La incitación al odio es causa de atrocidades y guerras. El mundo y los líderes políticos lo saben; sin embargo, prefieren esperar la siguiente confrontación, para condenarla y lamentar sus consecuencias, que emplear los recursos a su alcance para evitarla. Ningún imperio es eterno. El ciclo de todos es el mismo: nacimiento, auge y decadencia. Estados Unidos se halla en la última fase de ese proceso, y ni Donald Trump ni nadie puede revertirlo. La realidad termina siempre por imponerse. El momento más peligroso ocurre, justamente, cuando el engaño —o autoengaño— se descubre, cuando el tinglado se viene abajo. Los incautos y los falsos profetas son capaces de las peores locuras.
Estados Unidos es una gran nación y no dejará de serlo. Alemania, Francia, Reino Unido e Italia recuperaron su liderazgo después de las guerras del siglo pasado. Pero mientras las sociedades y sus dirigentes busquen regresar a un pasado idílico, en vez de entender el papel que les corresponde en los nuevos escenarios, más dolor se infligirán y se lo causarán al mundo. Trump es un accidente de la historia y de la democracia. En otro momento habría sido impensable que alguien con sus características ocupara la presidencia de Estados Unidos, no una, sido dos veces, con un discurso que reniega del origen de un país formado y enriquecido por razas de todo el mundo, no solo por blancos de Europa.

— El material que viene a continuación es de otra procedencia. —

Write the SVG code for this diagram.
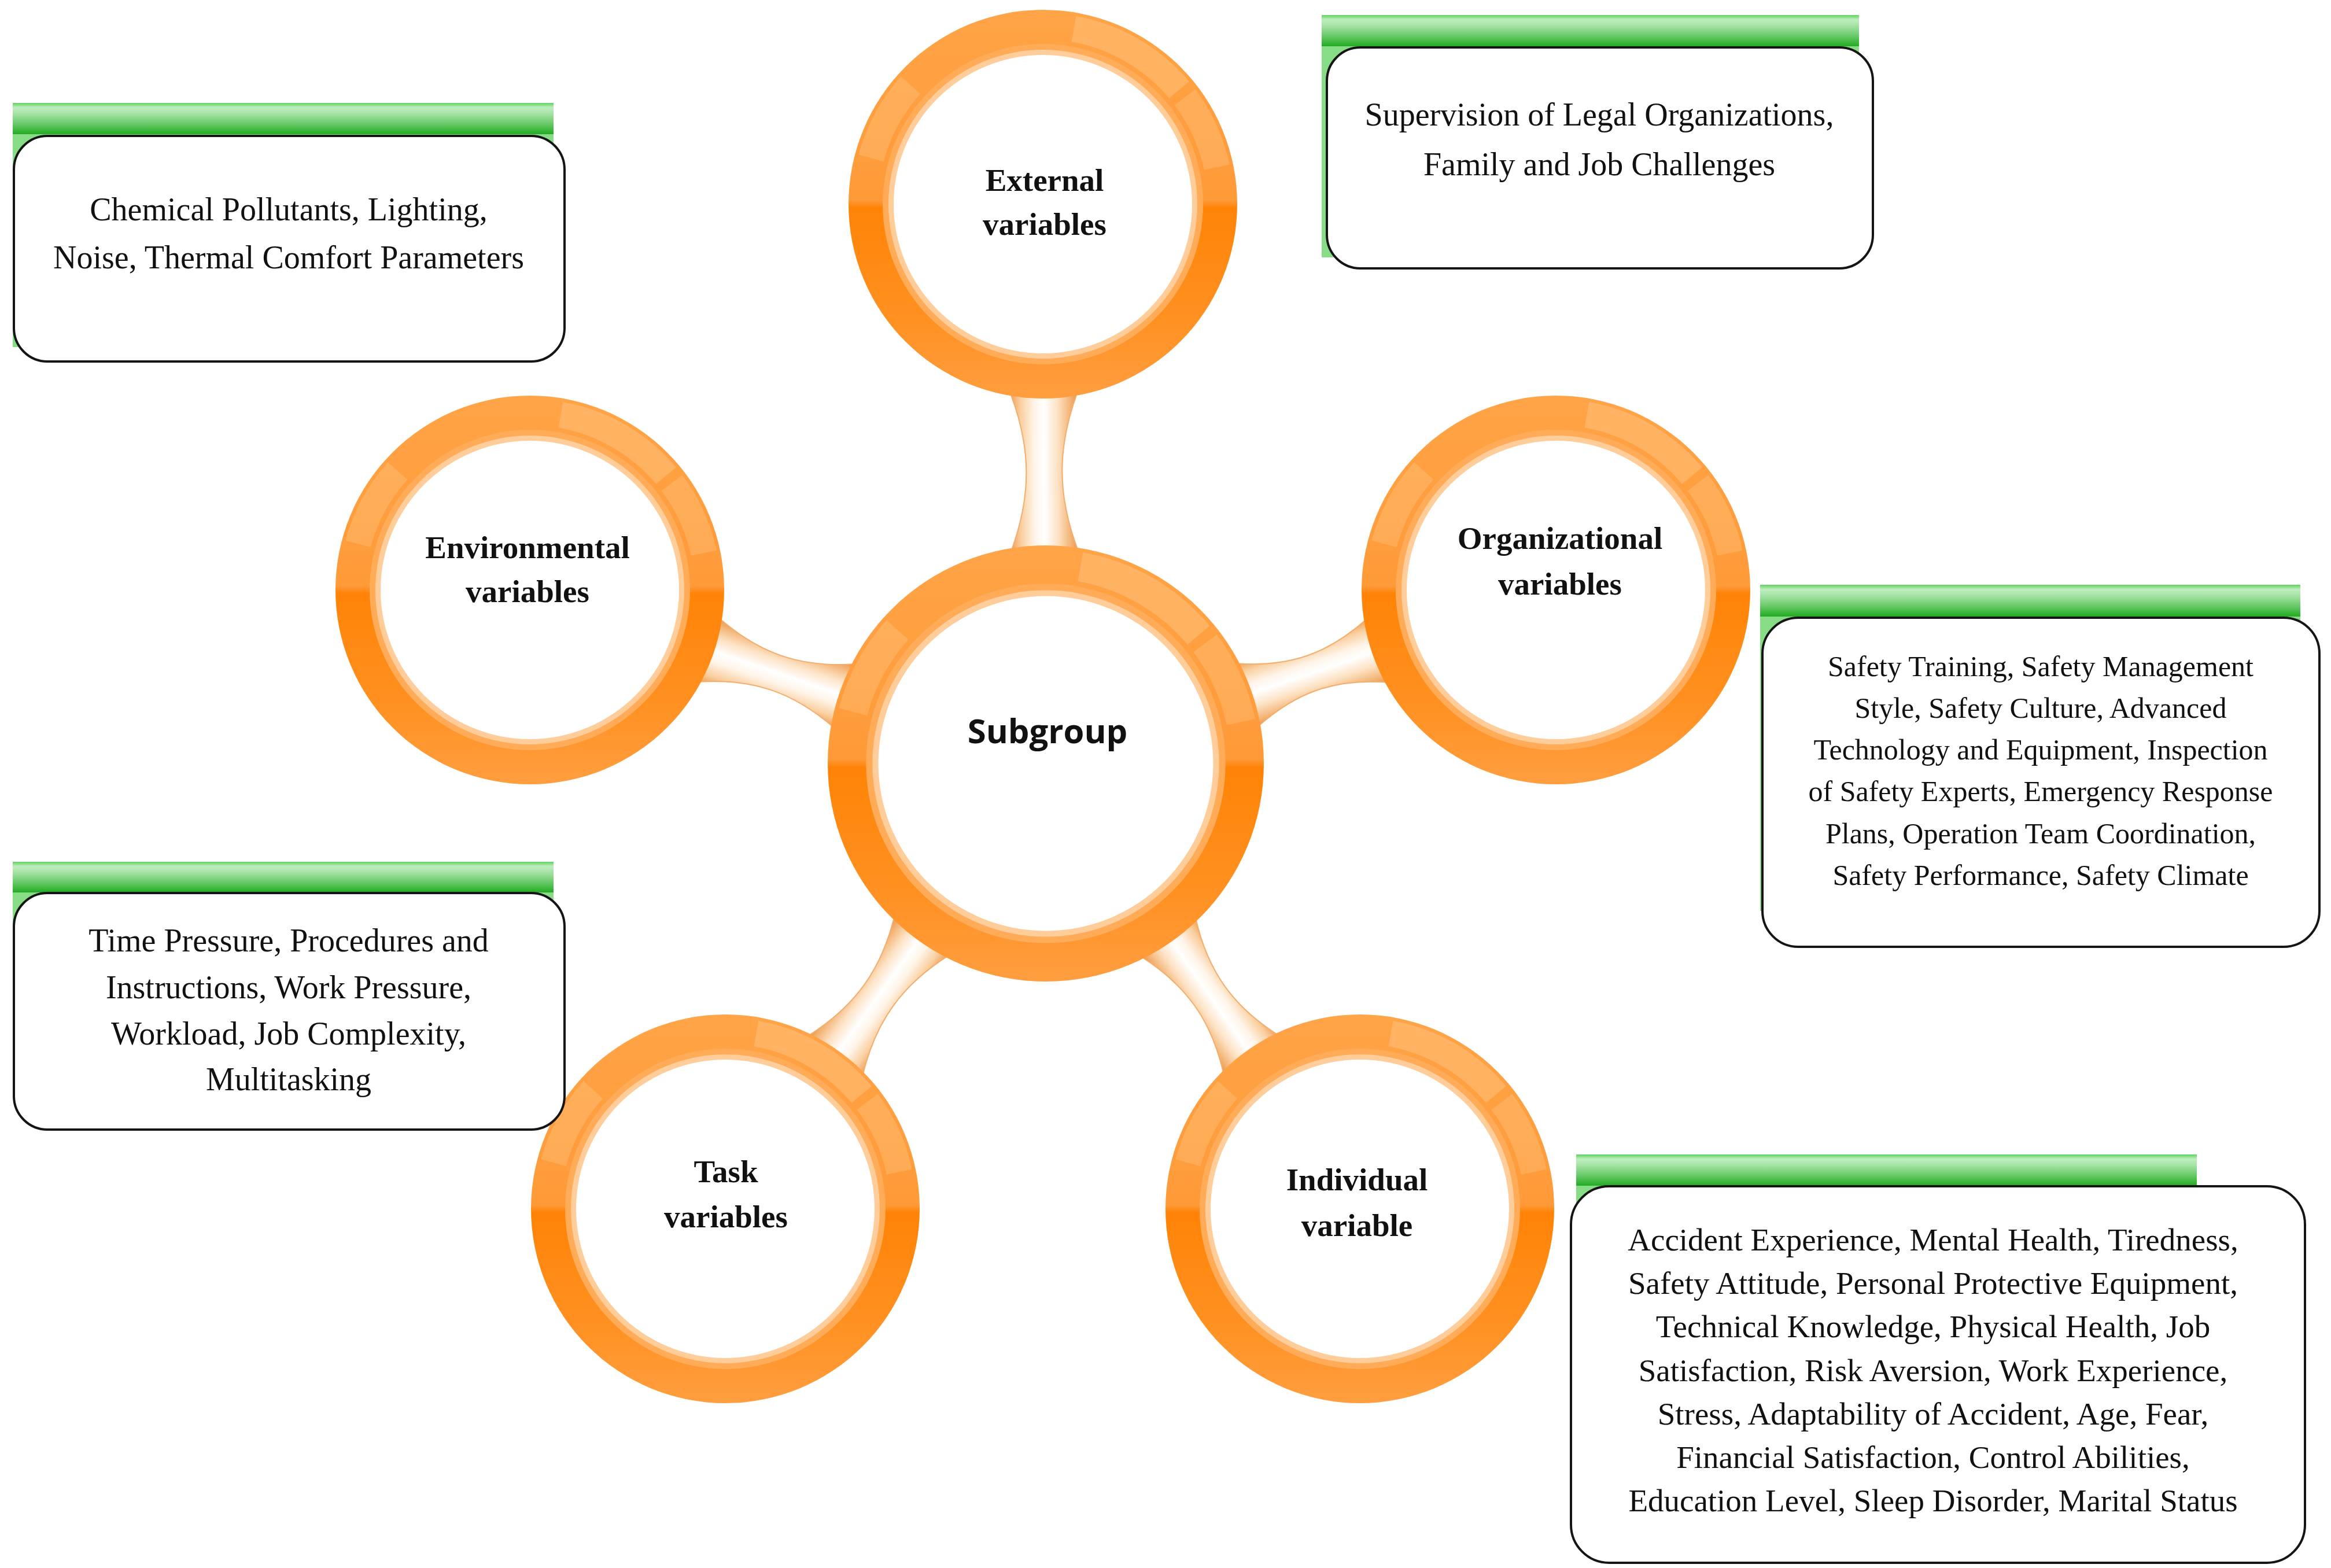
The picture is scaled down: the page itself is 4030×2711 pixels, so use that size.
<svg xmlns="http://www.w3.org/2000/svg" width="4030" height="2711" viewBox="0 0 4030 2711">
<style>
.box-text{font-family:"Liberation Serif","Times New Roman",serif;font-size:56px;fill:#111;text-anchor:middle}
.org-text{font-size:50px}
.ind-text{font-size:55px}
.node-label{font-family:"Liberation Serif","Times New Roman",serif;font-weight:bold;font-size:55px;fill:#111;text-anchor:middle}
.center-label{font-family:"Open Sans","DejaVu Sans",sans-serif;font-weight:700;font-size:58px;fill:#111;text-anchor:middle}
.card{fill:#fff;stroke:#151515;stroke-width:4}
.bar{fill:url(#barGrad)}
.bar-body{fill:#86dd86}
.neck{fill:url(#neckGrad);stroke:#f4ad6a;stroke-width:2}
</style>
<defs>
<linearGradient id="barGrad" x1="0" y1="0" x2="0" y2="1">
<stop offset="0" stop-color="#5fd35f"/>
<stop offset="0.15" stop-color="#bfeebf"/>
<stop offset="0.35" stop-color="#a3e2a3"/>
<stop offset="0.65" stop-color="#6ccb6c"/>
<stop offset="0.9" stop-color="#36b536"/>
<stop offset="1" stop-color="#26a926"/>
</linearGradient>
<linearGradient id="ringGrad" x1="0" y1="0" x2="0" y2="1">
<stop offset="0" stop-color="#ffa447"/>
<stop offset="0.49" stop-color="#ff9a38"/>
<stop offset="0.51" stop-color="#ff8306"/>
<stop offset="0.8" stop-color="#ff9122"/>
<stop offset="1" stop-color="#ff9e40"/>
</linearGradient>
<linearGradient id="neckGrad" x1="0" y1="0" x2="0" y2="1">
<stop offset="0" stop-color="#ef9f55"/>
<stop offset="0.15" stop-color="#f9cf9f"/>
<stop offset="0.35" stop-color="#fff4e8"/>
<stop offset="0.5" stop-color="#ffffff"/>
<stop offset="0.7" stop-color="#fde2c4"/>
<stop offset="0.9" stop-color="#f2b272"/>
<stop offset="1" stop-color="#e8964a"/>
</linearGradient>
<g id="ring">
<circle r="336" fill="url(#ringGrad)"/>
<path d="M 57.3,-325.0 A 330 330 0 0 1 252.8,-212.1 L 218.3,-183.2 A 285 285 0 0 0 49.5,-280.7 Z" fill="#ffc887" opacity="0.45"/>
<path d="M 263.5,-198.6 A 330 330 0 0 1 322.8,-68.6 L 278.8,-59.3 A 285 285 0 0 0 227.6,-171.5 Z" fill="#ffc887" opacity="0.35"/>
<path d="M -318.7,-85.4 A 330 330 0 0 1 -245.2,-220.8 L -211.8,-190.7 A 285 285 0 0 0 -275.3,-73.8 Z" fill="#ffc887" opacity="0.35"/>
<circle r="277" fill="#ffab58"/>
<circle r="267" fill="#ffcd9a"/>
<circle r="258" fill="#ffffff"/>
</g>
</defs>
<rect width="4030" height="2711" fill="#ffffff"/>

<g id="connectors">
<path class="neck" transform="translate(1808,1320) rotate(-90.3)" d="M 330,-58 L 367,-58 C 463,-22 545,-22 641,-58 L 671,-58 L 671,58 L 641,58 C 545,22 463,22 367,58 L 330,58 Z"/>
<path class="neck" transform="translate(1808,1320) rotate(-161.41)" d="M 330,-58 L 367,-58 C 454,-22 528,-22 615,-58 L 645,-58 L 645,58 L 615,58 C 528,22 454,22 367,58 L 330,58 Z"/>
<path class="neck" transform="translate(1808,1320) rotate(-18.78)" d="M 330,-58 L 367,-58 C 451,-22 522,-22 606,-58 L 636,-58 L 636,58 L 606,58 C 522,22 451,22 367,58 L 330,58 Z"/>
<path class="neck" transform="translate(1808,1320) rotate(125.77)" d="M 330,-58 L 367,-58 C 456,-22 533,-22 622,-58 L 652,-58 L 652,58 L 622,58 C 533,22 456,22 367,58 L 330,58 Z"/>
<path class="neck" transform="translate(1808,1320) rotate(54.81)" d="M 330,-58 L 367,-58 C 454,-22 529,-22 616,-58 L 646,-58 L 646,58 L 616,58 C 529,22 454,22 367,58 L 330,58 Z"/>
</g>

<g id="node-subgroup">
<use href="#ring" transform="translate(1808,1320) scale(1.122)"/>
<text class="center-label" x="1811" y="1285">Subgroup</text>
</g>

<g id="node-external">
<use href="#ring" transform="translate(1803,353)"/>
<text class="node-label" x="1806" y="330">External</text>
<text class="node-label" x="1806" y="406">variables</text>
</g>

<g id="node-environmental">
<use href="#ring" transform="translate(916,1020)"/>
<text class="node-label" x="912" y="965">Environmental</text>
<text class="node-label" x="912" y="1041">variables</text>
</g>

<g id="node-organizational">
<use href="#ring" transform="translate(2690,1020)"/>
<text class="node-label" x="2697" y="949">Organizational</text>
<text class="node-label" x="2697" y="1028">variables</text>
</g>

<g id="node-task">
<use href="#ring" transform="translate(1254,2090)"/>
<text class="node-label" x="1255" y="2044">Task</text>
<text class="node-label" x="1255" y="2122">variables</text>
</g>

<g id="node-individual">
<use href="#ring" transform="translate(2351,2090)"/>
<text class="node-label" x="2346" y="2058">Individual</text>
<text class="node-label" x="2346" y="2137">variable</text>
</g>

<g id="box-environmental">
<rect class="bar-body" x="22" y="220" width="935" height="380"/>
<rect class="bar" x="22" y="178" width="935" height="54"/>
<rect class="card" x="24" y="235" width="952" height="390" rx="58" ry="58"/>
<text class="box-text" x="499" y="381">Chemical Pollutants, Lighting,</text>
<text class="box-text" x="499" y="464">Noise, Thermal Comfort Parameters</text>
</g>

<g id="box-external">
<rect class="bar-body" x="2285" y="70" width="929" height="375"/>
<rect class="bar" x="2285" y="26" width="929" height="54"/>
<rect class="card" x="2294" y="82" width="944" height="382" rx="58" ry="58"/>
<text class="box-text" x="2765" y="217">Supervision of Legal Organizations,</text>
<text class="box-text" x="2765" y="303">Family and Job Challenges</text>
</g>

<g id="box-organizational">
<rect class="bar-body" x="3043" y="1055" width="934" height="520"/>
<rect class="bar" x="3043" y="1011" width="934" height="55"/>
<rect class="card" x="3047" y="1068" width="963" height="569" rx="62" ry="62"/>
<text class="box-text org-text" x="3528" y="1169">Safety Training, Safety Management</text>
<text class="box-text org-text" x="3528" y="1241">Style, Safety Culture, Advanced</text>
<text class="box-text org-text" x="3528" y="1313">Technology and Equipment, Inspection</text>
<text class="box-text org-text" x="3528" y="1385">of Safety Experts, Emergency Response</text>
<text class="box-text org-text" x="3528" y="1458">Plans, Operation Team Coordination,</text>
<text class="box-text org-text" x="3528" y="1530">Safety Performance, Safety Climate</text>
</g>

<g id="box-task">
<rect class="bar-body" x="22" y="1530" width="935" height="370"/>
<rect class="bar" x="22" y="1490" width="935" height="53"/>
<rect class="card" x="24" y="1544" width="952" height="409" rx="58" ry="58"/>
<text class="box-text" x="499" y="1645">Time Pressure, Procedures and</text>
<text class="box-text" x="499" y="1726">Instructions, Work Pressure,</text>
<text class="box-text" x="499" y="1806">Workload, Job Complexity,</text>
<text class="box-text" x="499" y="1885">Multitasking</text>
</g>

<g id="box-individual">
<rect class="bar-body" x="2725" y="2040" width="1073" height="560"/>
<rect class="bar" x="2725" y="1996" width="1073" height="54"/>
<rect class="card" x="2716" y="2051" width="1269" height="651" rx="66" ry="66"/>
<text class="box-text ind-text" x="3342" y="2162">Accident Experience, Mental Health, Tiredness,</text>
<text class="box-text ind-text" x="3342" y="2237">Safety Attitude, Personal Protective Equipment,</text>
<text class="box-text ind-text" x="3342" y="2312">Technical Knowledge, Physical Health, Job</text>
<text class="box-text ind-text" x="3342" y="2388">Satisfaction, Risk Aversion, Work Experience,</text>
<text class="box-text ind-text" x="3342" y="2463">Stress, Adaptability of Accident, Age, Fear,</text>
<text class="box-text ind-text" x="3342" y="2538">Financial Satisfaction, Control Abilities,</text>
<text class="box-text ind-text" x="3342" y="2613">Education Level, Sleep Disorder, Marital Status</text>
</g>
</svg>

A ese país, libre, noble y solidario es al que ha apelado la obispa Mariann Edgar Budde ante el presidente Trump después asumir el cargo por segunda vez. El extrañamiento provino de una mujer, género al cual el pirómano desprecia. La reacción no es la de quien ha sido tocado en su corazón por Dios, sino la de un canalla herido en su orgullo. Trump fue expuesto, por mucho poder temporal que posea, como un hombre mortal y pasajero. Igual lo fueron otros cuya insania y delirios de grandeza les llevó a escribir algunas de las páginas más oscuras de sus países. Sin genio político ni talla de estadista, a Trump le aguarda el fin de los villanos: el desprecio.